Set down the material below word for word, excluding the pictures.

━━━ DATASET CONTENT ━━━

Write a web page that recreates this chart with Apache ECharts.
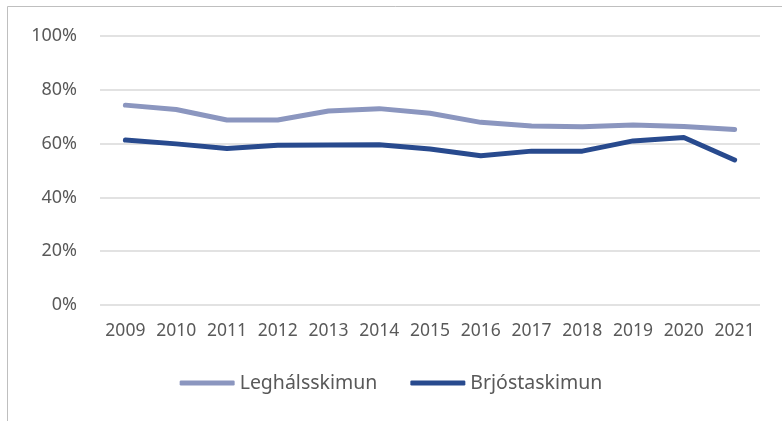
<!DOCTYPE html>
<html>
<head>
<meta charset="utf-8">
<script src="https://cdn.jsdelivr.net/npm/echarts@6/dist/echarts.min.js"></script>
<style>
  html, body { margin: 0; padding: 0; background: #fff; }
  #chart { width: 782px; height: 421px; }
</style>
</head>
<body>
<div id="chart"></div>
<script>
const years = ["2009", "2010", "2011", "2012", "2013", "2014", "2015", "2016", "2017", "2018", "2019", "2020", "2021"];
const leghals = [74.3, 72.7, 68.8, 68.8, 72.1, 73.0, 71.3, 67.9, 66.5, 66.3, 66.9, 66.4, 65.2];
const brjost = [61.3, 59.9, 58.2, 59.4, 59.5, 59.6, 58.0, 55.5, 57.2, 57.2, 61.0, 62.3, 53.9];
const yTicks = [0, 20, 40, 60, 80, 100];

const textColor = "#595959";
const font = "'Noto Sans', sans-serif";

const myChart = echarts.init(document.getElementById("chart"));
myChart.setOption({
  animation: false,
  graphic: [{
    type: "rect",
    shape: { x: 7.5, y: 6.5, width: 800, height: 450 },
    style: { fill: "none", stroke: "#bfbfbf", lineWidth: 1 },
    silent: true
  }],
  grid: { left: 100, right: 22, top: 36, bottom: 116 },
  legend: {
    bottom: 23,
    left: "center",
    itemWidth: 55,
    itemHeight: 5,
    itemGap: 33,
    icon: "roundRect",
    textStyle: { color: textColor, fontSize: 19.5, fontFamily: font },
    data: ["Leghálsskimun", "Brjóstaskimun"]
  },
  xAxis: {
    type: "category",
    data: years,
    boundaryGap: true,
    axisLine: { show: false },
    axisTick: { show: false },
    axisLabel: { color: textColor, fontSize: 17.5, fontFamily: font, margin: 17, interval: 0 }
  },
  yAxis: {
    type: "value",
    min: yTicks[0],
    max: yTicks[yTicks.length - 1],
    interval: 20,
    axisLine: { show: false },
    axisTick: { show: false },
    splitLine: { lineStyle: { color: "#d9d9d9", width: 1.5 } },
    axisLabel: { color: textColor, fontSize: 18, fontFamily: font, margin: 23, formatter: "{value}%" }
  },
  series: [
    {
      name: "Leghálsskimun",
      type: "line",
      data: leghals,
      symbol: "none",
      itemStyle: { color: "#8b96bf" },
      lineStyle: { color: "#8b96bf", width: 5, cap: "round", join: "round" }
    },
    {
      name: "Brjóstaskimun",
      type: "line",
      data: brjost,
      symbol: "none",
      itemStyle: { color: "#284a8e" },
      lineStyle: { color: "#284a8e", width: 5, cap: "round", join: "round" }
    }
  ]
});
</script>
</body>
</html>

━━━

**ANSWER TO THE EXERCISE**.
Write a web page that recreates this chart with Apache ECharts.
<!DOCTYPE html>
<html>
<head>
<meta charset="utf-8">
<script src="https://cdn.jsdelivr.net/npm/echarts@6/dist/echarts.min.js"></script>
<style>
  html, body { margin: 0; padding: 0; background: #fff; }
  #chart { width: 782px; height: 421px; }
</style>
</head>
<body>
<div id="chart"></div>
<script>
const years = ["2009", "2010", "2011", "2012", "2013", "2014", "2015", "2016", "2017", "2018", "2019", "2020", "2021"];
const leghals = [74.3, 72.7, 68.8, 68.8, 72.1, 73.0, 71.3, 67.9, 66.5, 66.3, 66.9, 66.4, 65.2];
const brjost = [61.3, 59.9, 58.2, 59.4, 59.5, 59.6, 58.0, 55.5, 57.2, 57.2, 61.0, 62.3, 53.9];
const yTicks = [0, 20, 40, 60, 80, 100];

const textColor = "#595959";
const font = "'Noto Sans', sans-serif";

const myChart = echarts.init(document.getElementById("chart"));
myChart.setOption({
  animation: false,
  graphic: [{
    type: "rect",
    shape: { x: 7.5, y: 6.5, width: 800, height: 450 },
    style: { fill: "none", stroke: "#bfbfbf", lineWidth: 1 },
    silent: true
  }],
  grid: { left: 100, right: 22, top: 36, bottom: 116 },
  legend: {
    bottom: 23,
    left: "center",
    itemWidth: 55,
    itemHeight: 5,
    itemGap: 33,
    icon: "roundRect",
    textStyle: { color: textColor, fontSize: 19.5, fontFamily: font },
    data: ["Leghálsskimun", "Brjóstaskimun"]
  },
  xAxis: {
    type: "category",
    data: years,
    boundaryGap: true,
    axisLine: { show: false },
    axisTick: { show: false },
    axisLabel: { color: textColor, fontSize: 17.5, fontFamily: font, margin: 17, interval: 0 }
  },
  yAxis: {
    type: "value",
    min: yTicks[0],
    max: yTicks[yTicks.length - 1],
    interval: 20,
    axisLine: { show: false },
    axisTick: { show: false },
    splitLine: { lineStyle: { color: "#d9d9d9", width: 1.5 } },
    axisLabel: { color: textColor, fontSize: 18, fontFamily: font, margin: 23, formatter: "{value}%" }
  },
  series: [
    {
      name: "Leghálsskimun",
      type: "line",
      data: leghals,
      symbol: "none",
      itemStyle: { color: "#8b96bf" },
      lineStyle: { color: "#8b96bf", width: 5, cap: "round", join: "round" }
    },
    {
      name: "Brjóstaskimun",
      type: "line",
      data: brjost,
      symbol: "none",
      itemStyle: { color: "#284a8e" },
      lineStyle: { color: "#284a8e", width: 5, cap: "round", join: "round" }
    }
  ]
});
</script>
</body>
</html>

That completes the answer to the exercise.